Pittsburgh Creative And Performing Arts School
Pittsburgh Creative and Performing Arts 6–12 (CAPA) is a magnet school located in the Cultural District of Downtown Pittsburgh, Pennsylvania. CAPA is one of four 6th to 12th grade schools in the Pittsburgh Public Schools. It was formed from a merger between CAPA High School and Rogers CAPA Middle School.
CAPA offers students six art majors: visual arts, literary arts, theater, instrumental music, vocal music, and dance. The theater major includes traditional theater, musical theater, and technical theater. Arts classes are taught by adjunct faculty who are working professionals in their fields.

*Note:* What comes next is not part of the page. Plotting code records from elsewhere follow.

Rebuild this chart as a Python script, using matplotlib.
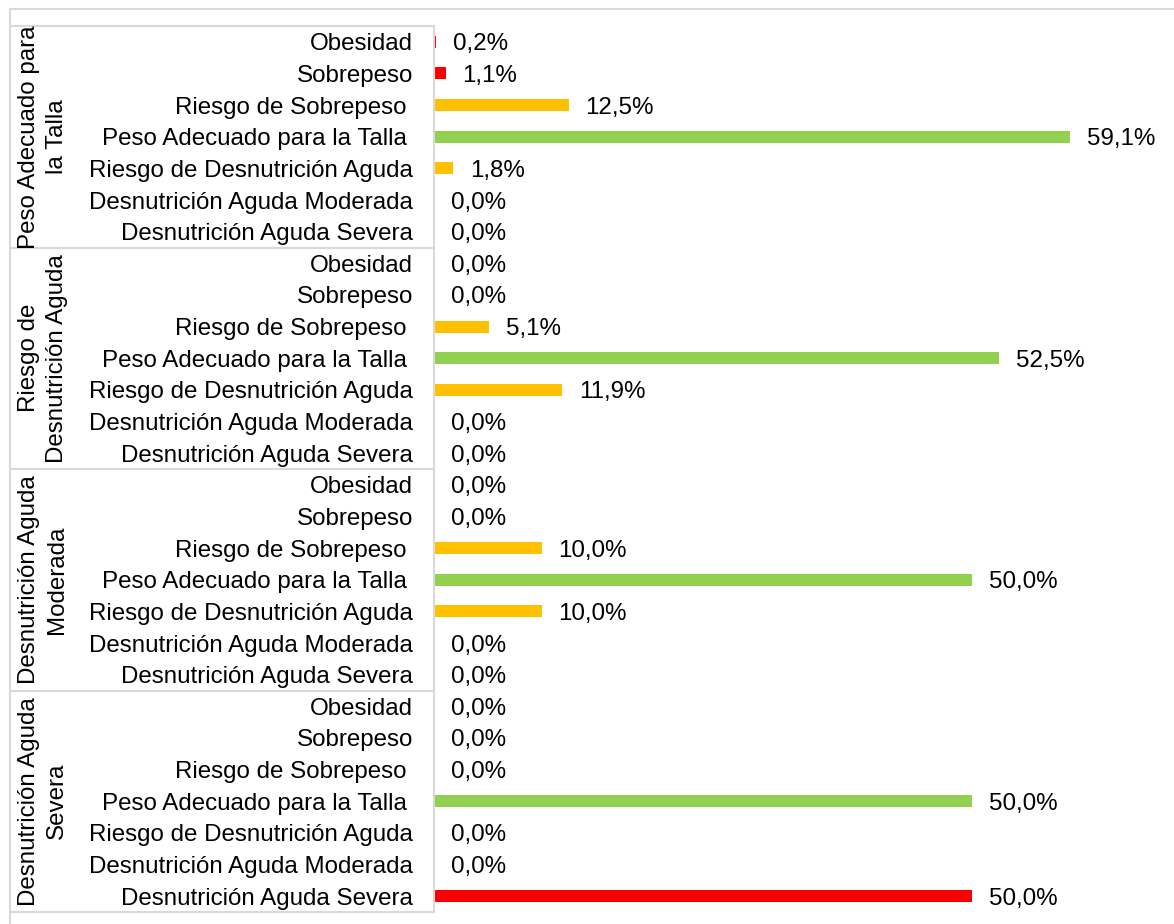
import matplotlib.pyplot as plt
import matplotlib.transforms as mtransforms
from matplotlib.lines import Line2D

# multi-level category chart: group -> category -> percentage
groups = ["Peso Adecuado para\nla Talla",
          "Riesgo de\nDesnutrición Aguda",
          "Desnutrición Aguda\nModerada",
          "Desnutrición Aguda\nSevera"]
categories = ["Obesidad", "Sobrepeso", "Riesgo de Sobrepeso ",
              "Peso Adecuado para la Talla ", "Riesgo de Desnutrición Aguda",
              "Desnutrición Aguda Moderada", "Desnutrición Aguda Severa"]
cat_colors = ["#FF0000", "#FF0000", "#FFC000", "#92D050", "#FFC000",
              "#FF0000", "#FF0000"]
vals_pat = [0.2, 1.1, 12.5, 59.1, 1.8, 0.0, 0.0]
vals_rda = [0.0, 0.0, 5.1, 52.5, 11.9, 0.0, 0.0]
vals_dam = [0.0, 0.0, 10.0, 50.0, 10.0, 0.0, 0.0]
vals_das = [0.0, 0.0, 0.0, 50.0, 0.0, 0.0, 50.0]

plt.rcParams['font.family'] = ['Liberation Sans', 'DejaVu Sans']
FS = 17.4
GRID = "#D9D9D9"

W, H = 1174, 924
fig = plt.figure(figsize=(W / 100, H / 100), dpi=100)
ax = fig.add_axes([434 / W, 1 - 912 / H, (W - 434) / W, (912 - 26) / H])

values = vals_pat + vals_rda + vals_dam + vals_das
labels = categories * 4
colors = cat_colors * 4
ypos = list(range(len(values)))

ax.barh(ypos, values, height=0.38, color=colors)
ax.set_xlim(0, (W - 434) / 10.76)
ax.set_ylim(len(values) - 0.5, -0.5)
ax.set_yticks(ypos)
ax.set_yticklabels(labels, fontsize=FS)
ax.tick_params(axis='y', length=0, pad=15)
ax.set_xticks([])
for s in ax.spines.values():
    s.set_visible(False)

for y, v in zip(ypos, values):
    ax.annotate(f"{v:.1f}%".replace('.', ','), (v, y), xytext=(12, 0),
                textcoords='offset points', va='center_baseline', ha='left',
                fontsize=FS)

# group box lines
tr = mtransforms.blended_transform_factory(fig.transFigure, ax.transData)
for b in [-0.5, 6.5, 13.5, 20.5, 27.5]:
    ax.add_line(Line2D([10 / W, 434 / W], [b, b], transform=tr,
                       color=GRID, lw=1.5, clip_on=False))
ax.add_line(Line2D([434 / W, 434 / W], [-0.5, 27.5], transform=tr,
                   color=GRID, lw=1.5, clip_on=False))

# outer chart border
fig.add_artist(Line2D([10 / W, 10 / W], [0, 1 - 9 / H], color=GRID, lw=1.5))
fig.add_artist(Line2D([10 / W, 1], [1 - 9 / H, 1 - 9 / H], color=GRID, lw=1.5))

for i, g in enumerate(groups):
    yc = i * 7 + 3
    ax.text(43 / W, yc, g, transform=tr, rotation=90, ha='center',
            va='center', fontsize=FS, linespacing=1.3, multialignment='center')

fig.savefig("out.png", dpi=100)
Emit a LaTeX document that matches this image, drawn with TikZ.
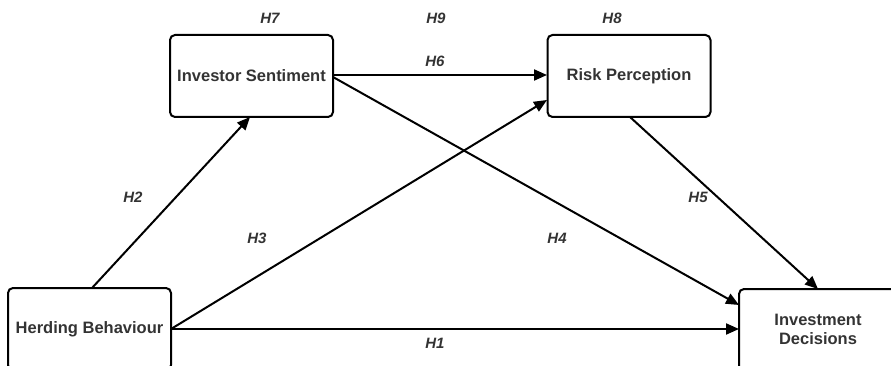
\documentclass[tikz,border=0pt]{standalone}
\usepackage{fontspec}
\setmainfont{Liberation Sans}
\usetikzlibrary{arrows.meta}
\definecolor{txt}{HTML}{333333}
\begin{document}
\begin{tikzpicture}[x=1pt,y=-1pt,
  box/.style={draw=black,line width=2pt,rounded corners=5pt,minimum width=163pt,minimum height=82pt,inner sep=0pt,align=center,font=\fontsize{16.5}{19}\selectfont\bfseries,text=txt},
  bt/.style={font=\fontsize{16.5}{19}\selectfont\bfseries,text=txt,align=center,inner sep=0pt},
  hl/.style={font=\fontsize{15}{17}\selectfont\bfseries\itshape,text=txt,inner sep=0pt},
  arr/.style={line width=2pt,-{Triangle[length=13pt,width=11pt]}}]
\useasboundingbox (0,0) rectangle (891,366);
\begin{scope}
\clip (0,0) rectangle (891,366);
\node[box] (is) at (251.5,76) {Investor Sentiment};
\node[box] (rp) at (629,76) {Risk Perception};
\node[box] (hb) at (89.5,329) {};
\node[bt] (hbt) at (89.5,329) {Herding Behaviour};
\node[box] (id) at (820.5,330) {};
\node[bt] (idt) at (818,329) {Investment\\Decisions};
\coordinate (a2s) at (92,288);
\coordinate (a2e) at (250,117);
\coordinate (hbr) at (171,329);
\coordinate (idl) at (739,329);
\coordinate (idl2) at (739,305);
\coordinate (rpl) at (547,75);
\coordinate (rpl2) at (547,100);
\coordinate (isr) at (333,75);
\coordinate (isr2) at (333,77);
\coordinate (rpb) at (630,117);
\coordinate (idt2) at (818,289);
\draw[arr] (a2s) -- (a2e);
\draw[arr] (hbr) -- (rpl2);
\draw[arr] (hbr) -- (idl);
\draw[arr] (isr) -- (rpl);
\draw[arr] (isr2) -- (idl2);
\draw[arr] (rpb) -- (idt2);
\end{scope}
\node[hl] (h7) at (270,18) {H7};
\node[hl] (h9) at (436,18) {H9};
\node[hl] (h8) at (612,18) {H8};
\node[hl] (h6) at (435,61) {H6};
\node[hl] (h2) at (133,197) {H2};
\node[hl] (h3) at (257,238) {H3};
\node[hl] (h4) at (557,238) {H4};
\node[hl] (h5) at (698,197) {H5};
\node[hl] (h1) at (435,343) {H1};
\end{tikzpicture}
\end{document}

Admission is by portfolio or audition. It offers academic studies including Pittsburgh Scholars Program (PSP) and Centers for Advanced Study (CAS), along with activities like the National Honor Society, Tri-M Music Honor Society, National Art Honor Society, yearbook, newspaper, student council, Amnesty International, Model United Nations, the American Mathematics Competitions and North American Computational Linguistics Olympiad, and ski club.
CAPA opened in September 1979 with 35 students, housed in Baxter Elementary School in the Homewood neighborhood. The school moved into its current space at Ninth Street and Fort Duquesne Boulevard at the beginning of the 2003–2004 school year.
The 11-story, 175,000-square-foot (16,300 m2) includes a 400-seat auditorium, a black box theater, a caberet theater, an art gallery, media arts center, television studio, fitness center, computer labs, and rehearsal spaces for the departments. This location allows students to study their craft in the hub of Pittsburgh's cultural center and to collaborate with artists from all over. Pittsburgh CAPA has become one of four 6–12 schools in Pittsburgh, collaborating with Rogers CAPA 6–8.